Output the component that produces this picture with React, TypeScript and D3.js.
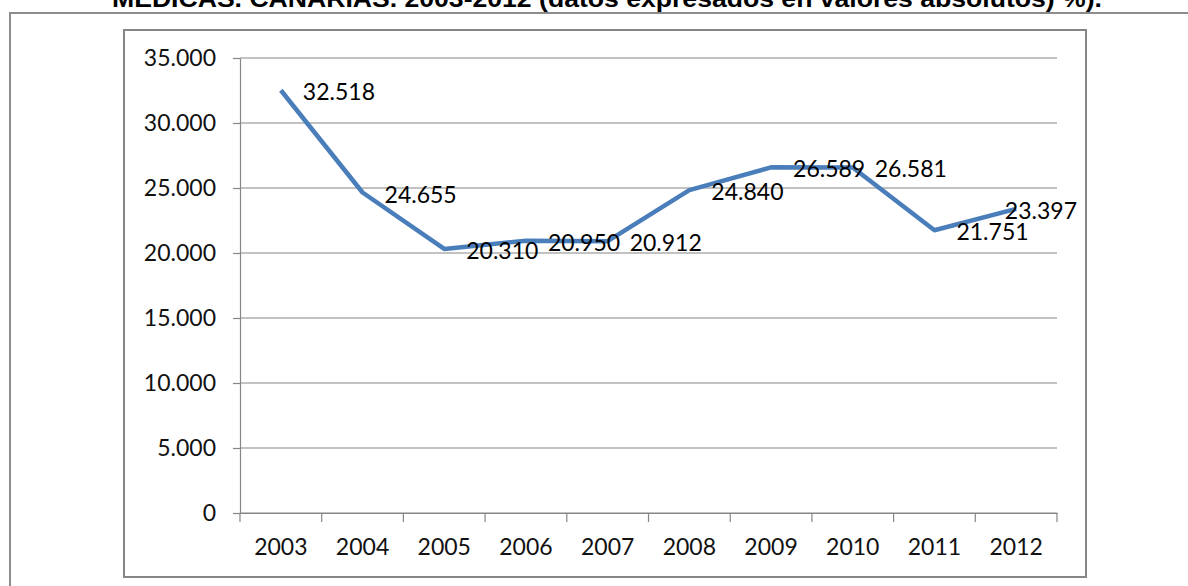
import { useRef, useEffect } from 'react';
import * as d3 from 'd3';

// values
const years = ['2003', '2004', '2005', '2006', '2007', '2008', '2009', '2010', '2011', '2012'];
const values = [32518, 24655, 20310, 20950, 20912, 24840, 26589, 26581, 21751, 23397];
const yTicks = [0, 5000, 10000, 15000, 20000, 25000, 30000, 35000];
const title = 'MEDICAS. CANARIAS. 2003-2012 (datos expresados en valores absolutos) %).';

const esFormat = d3.formatLocale({ decimal: ',', thousands: '.', grouping: [3], currency: ['', ''] }).format(',');

const App = () => {
  const svgRef = useRef<SVGSVGElement>(null);

  useEffect(() => {
    const width = 1188;
    const height = 586;
    const plot = { left: 240, right: 1057, top: 58, bottom: 513 };
    const box = { left: 124, top: 30, right: 1086, bottom: 577 };
    const labelFont = 'Lato, "Open Sans", sans-serif';

    const svg = d3.select(svgRef.current);
    svg.selectAll('*').remove();

    svg.append('rect').attr('width', width).attr('height', height).attr('fill', '#fff');

    // title, mostly cut off at the top of the picture
    svg.append('text')
      .text(title)
      .attr('x', 607)
      .attr('y', 7)
      .attr('text-anchor', 'middle')
      .attr('textLength', 990)
      .attr('lengthAdjust', 'spacingAndGlyphs')
      .attr('font-family', '"Liberation Sans", Arial, sans-serif')
      .attr('font-weight', 'bold')
      .attr('font-size', 23)
      .attr('fill', '#000');

    // outer frame
    svg.append('rect')
      .attr('x', 10).attr('y', 13)
      .attr('width', 1200).attr('height', 600)
      .attr('fill', 'none')
      .attr('stroke', '#8c8c8c')
      .attr('stroke-width', 2);

    // chart box
    svg.append('rect')
      .attr('x', box.left).attr('y', box.top)
      .attr('width', box.right - box.left).attr('height', box.bottom - box.top)
      .attr('fill', '#fff')
      .attr('stroke', '#868686')
      .attr('stroke-width', 2);

    const xScale = d3.scaleBand().domain(years).range([plot.left, plot.right]);
    const yScale = d3.scaleLinear().domain([0, 35000]).range([plot.bottom, plot.top]);

    // gridlines
    svg.append('g')
      .selectAll('line')
      .data(yTicks)
      .enter()
      .append('line')
      .attr('x1', plot.left)
      .attr('x2', plot.right)
      .attr('y1', d => yScale(d))
      .attr('y2', d => yScale(d))
      .attr('stroke', '#868686')
      .attr('stroke-width', 1.2);

    // y axis
    const yAxis = svg.append('g')
      .attr('transform', `translate(${plot.left},0)`)
      .call(d3.axisLeft(yScale).tickValues(yTicks).tickSize(7).tickSizeOuter(0).tickPadding(17).tickFormat(d => esFormat(d as number)));
    yAxis.select('.domain').attr('stroke', '#868686').attr('stroke-width', 1.2);
    yAxis.selectAll('.tick line').attr('stroke', '#868686').attr('stroke-width', 1.2);
    yAxis.selectAll('text').attr('font-family', labelFont).attr('font-size', 23).attr('fill', '#111');

    // x axis
    const xAxis = svg.append('g')
      .attr('transform', `translate(0,${plot.bottom})`)
      .call(d3.axisBottom(xScale).tickSize(0).tickSizeOuter(0).tickPadding(26));
    xAxis.select('.domain').attr('stroke', '#868686').attr('stroke-width', 1.2);
    xAxis.selectAll('text').attr('font-family', labelFont).attr('font-size', 23).attr('fill', '#111');

    // tick marks between categories
    const edges = years.map(d => xScale(d) as number).concat([plot.right]);
    svg.append('g')
      .selectAll('line')
      .data(edges)
      .enter()
      .append('line')
      .attr('x1', d => d)
      .attr('x2', d => d)
      .attr('y1', plot.bottom)
      .attr('y2', plot.bottom + 9)
      .attr('stroke', '#868686')
      .attr('stroke-width', 1.2);

    const cx = (i: number) => (xScale(years[i]) as number) + xScale.bandwidth() / 2;

    const line = d3.line<number>()
      .x((_, i) => cx(i))
      .y(d => yScale(d));

    svg.append('path')
      .datum(values)
      .attr('d', line)
      .attr('fill', 'none')
      .attr('stroke', '#4a7ebb')
      .attr('stroke-width', 4.5)
      .attr('stroke-linejoin', 'round');

    // data labels on the right of each point, kept inside the chart box
    svg.append('g')
      .selectAll('text')
      .data(values)
      .enter()
      .append('text')
      .text(d => esFormat(d))
      .attr('x', (_, i) => cx(i) + 22)
      .attr('y', d => yScale(d) + 2)
      .attr('dy', '0.35em')
      .attr('font-family', labelFont)
      .attr('font-size', 23)
      .attr('fill', '#000')
      .each(function () {
        const t = d3.select(this);
        const w = (this as SVGTextElement).getComputedTextLength();
        const x = +t.attr('x');
        if (x + w > box.right - 9) t.attr('x', box.right - 9 - w);
      });
  }, []);

  return (
    <svg
      ref={svgRef}
      width={1188}
      height={586}
      style={{ position: 'absolute', left: 0, top: 0, display: 'block' }}
    />
  );
};

export default App;
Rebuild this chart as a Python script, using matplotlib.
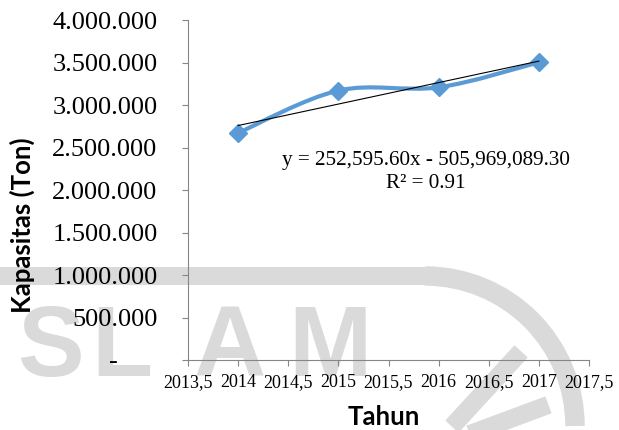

**WORK INSTRUCTIONS:**
Filter the listing for the word "chart" and copy every line that holds it.

**SOLUTION TO THIS PROBLEM:**
    // chart box
    // data labels on the right of each point, kept inside the chart box
Rebuild this chart as a Python script, using matplotlib.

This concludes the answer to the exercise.